Practices under microscope in water pollution trial

Farmers will be asked to trial different land management measures in a multi-million government project aimed at reducing agricultural diffuse water pollution while maintaining food production.
The DEFRA Demonstration Test Catchments (DTC) project will investigate whether adopting different farming practices reduces surface runoff into watercourses in a way that does not affect the economics of food production.
The ÂŁ2.7m project is poised to start in England this summer in three river catchments – the Eden (Cumbria), the Hampshire Avon and the Wensum (Norfolk).
Scientists will be exploring measures infield and on farm, including buffer strips and beetle banks, which may reduce the environmental headache of soil movement and sediments flowing into watercourses.
It is hoped the project will build on the existing England Catchment Sensitive Farming Delivery Initiative to strengthen evidence for clear links between changes in farming practice and water quality issues.
For part of the project, monitoring equipment will be placed in water to record the chemical parameters of water quality with information relayed in real-time to a web server.
The data will then be analysed to see whether changes in on-farm measures contribute to shifts in trends of the most harmful water pollutants, including nitrates and phosphates.
Key findings will be used to inform national policies and meet compulsory targets under the European Water Framework Directive, which aims to achieve good ecological status by 2015.
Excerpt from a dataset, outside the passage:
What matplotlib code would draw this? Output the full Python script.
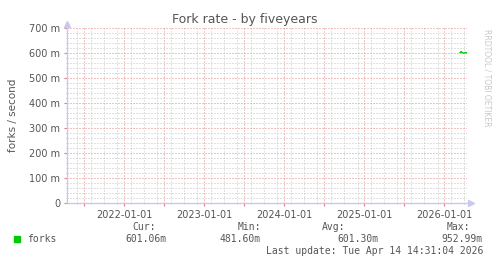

Andrew Lovett, a professor from the School of Environmental Sciences, University of East Anglia, is co-leading the Wensum alliance.
He said the study, due to run until March 2014, was talking to farmers in the Wensum catchment about participating.
“We are trying to look at how farmers can improve land management and improve water quality in a way that does not impact on the economy of farming and food production,” he said.
If the scheme uncovers farming practices that can be adopted voluntarily to reduce diffuse pollution there is less chance of a compulsory scheme in the future, he added.